BEATRICE: Yeah, but couldn’t they like fish from the beach? You see them down Coney Island—
MARCO: Sardines.
EDDIE: Sure. Laughing: How you gonna catch sardines on a hook?
BEATRICE: Oh, I didn’t know they’re sardines. To Catherine: They’re sardines!
CATHERINE: Yeah, they follow them all over the ocean, Africa, Yugoslavia . . .
BEATRICE, to Eddie: It’s funny, y’know. You never think of it, that sardines are swimming in the ocean!
CATHERINE: I know. It’s like oranges and lemons on a tree. To Eddie: I mean you ever think of oranges and lemons on a tree?
EDDIE: Yeah, I know. It’s funny. To Marco: I heard that they paint the oranges to make them look orange.

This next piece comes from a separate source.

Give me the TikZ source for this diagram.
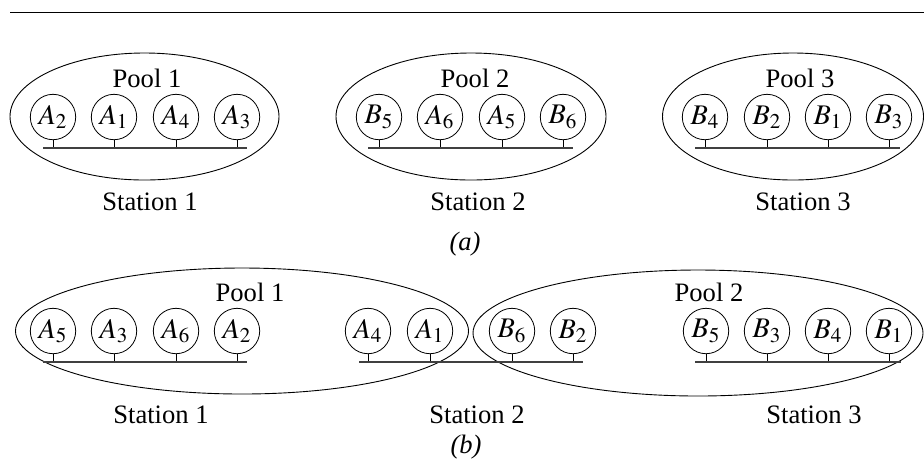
\documentclass[tikz,border=0pt]{standalone}
\usepackage{mathptmx}
\usepackage{fontspec}
\setmainfont{Liberation Serif}
\begin{document}
\begin{tikzpicture}[x=0.5pt,y=-0.5pt,
  font=\fontsize{13.3}{15}\selectfont,
  srv/.style={circle,draw,inner sep=0pt,minimum size=22.7pt,font=\fontsize{14.2}{16}\selectfont},
  pool/.style={draw,line width=0.45pt},
  bus/.style={draw=black!75,line width=0.75pt},
  tick/.style={draw,line width=0.45pt},
  lbl/.style={anchor=base,inner sep=0pt}]
\useasboundingbox (0,0) rectangle (924,468);
% top rule
\coordinate (rl) at (10,12);
\coordinate (rr) at (924,12);
\draw[line width=0.5pt] (rl) -- (rr);

% ---------------- (a) ----------------
\draw[pool] (144.5,116.5) ellipse [x radius=134.5, y radius=63.5];
\draw[pool] (471,116.5) ellipse [x radius=135, y radius=63.5];
\draw[pool] (793,116.5) ellipse [x radius=130.5, y radius=63.5];

\node[lbl] (p1a) at (147,87.5) {Pool 1};
\node[lbl] (p2a) at (475,87.5) {Pool 2};
\node[lbl] (p3a) at (800,87.5) {Pool 3};

\foreach \n/\x/\t in {a1/53/A_2, a2/114/A_1, a3/176/A_4, a4/237/A_3,
                      a5/379/B_5, a6/440/A_6, a7/502/A_5, a8/563/B_6,
                      a9/705/B_4, a10/767/B_2, a11/828/B_1, a12/889/B_3}
  {\node[srv] (\n) at (\x,117) {$\t$};
   \coordinate (\n b) at (\x,148);
   \draw[tick] (\n.south) -- (\n b);}

\coordinate (bus1l) at (43,148);  \coordinate (bus1r) at (247,148);
\coordinate (bus2l) at (368,148); \coordinate (bus2r) at (573,148);
\coordinate (bus3l) at (695,148); \coordinate (bus3r) at (900,148);
\draw[bus] (bus1l) -- (bus1r);
\draw[bus] (bus2l) -- (bus2r);
\draw[bus] (bus3l) -- (bus3r);

\node[lbl] (s1a) at (150,210) {Station 1};
\node[lbl] (s2a) at (478,210) {Station 2};
\node[lbl] (s3a) at (803,210) {Station 3};
\node[lbl] (capa) at (465,250) {\itshape (a)};

% ---------------- (b) ----------------
\draw[pool] (242,331) ellipse [x radius=226.5, y radius=63];
\draw[pool] (698,333) ellipse [x radius=225, y radius=63];

\node[lbl] (p1b) at (250,301.5) {Pool 1};
\node[lbl] (p2b) at (709,301.5) {Pool 2};

\foreach \n/\x/\t in {b1/53/A_5, b2/114/A_3, b3/176/A_6, b4/237/A_2,
                      b5/368/A_4, b6/430/A_1, b7/512/B_6, b8/573/B_2,
                      b9/706/B_5, b10/767/B_3, b11/828/B_4, b12/889/B_1}
  {\node[srv] (\n) at (\x,331) {$\t$};
   \coordinate (\n b) at (\x,362);
   \draw[tick] (\n.south) -- (\n b);}

\coordinate (cus1l) at (43,362);  \coordinate (cus1r) at (247,362);
\coordinate (cus2l) at (359,362); \coordinate (cus2r) at (583,362);
\coordinate (cus3l) at (695,362); \coordinate (cus3r) at (901,362);
\draw[bus] (cus1l) -- (cus1r);
\draw[bus] (cus2l) -- (cus2r);
\draw[bus] (cus3l) -- (cus3r);

\node[lbl] (s1b) at (161,423.5) {Station 1};
\node[lbl] (s2b) at (477,423.5) {Station 2};
\node[lbl] (s3b) at (814,423.5) {Station 3};
\node[lbl] (capb) at (466,453) {\itshape (b)};
\end{tikzpicture}
\end{document}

MARCO—he has been reading a letter: Paint?
EDDIE: Yeah, I heard that they grow like green.
MARCO: No, in Italy the oranges are orange.
RODOLPHO: Lemons are green.
EDDIE, resenting his instruction: I know lemons are green, for Christ’s sake, you see them in the store they’re green sometimes. I said oranges they paint, I didn’t say nothin’ about lemons.
* The other production Teachout refers to is Mike Nichols's 2012 Broadway version of "Death of a Salesman" (which starred Philip Seymour Hoffman).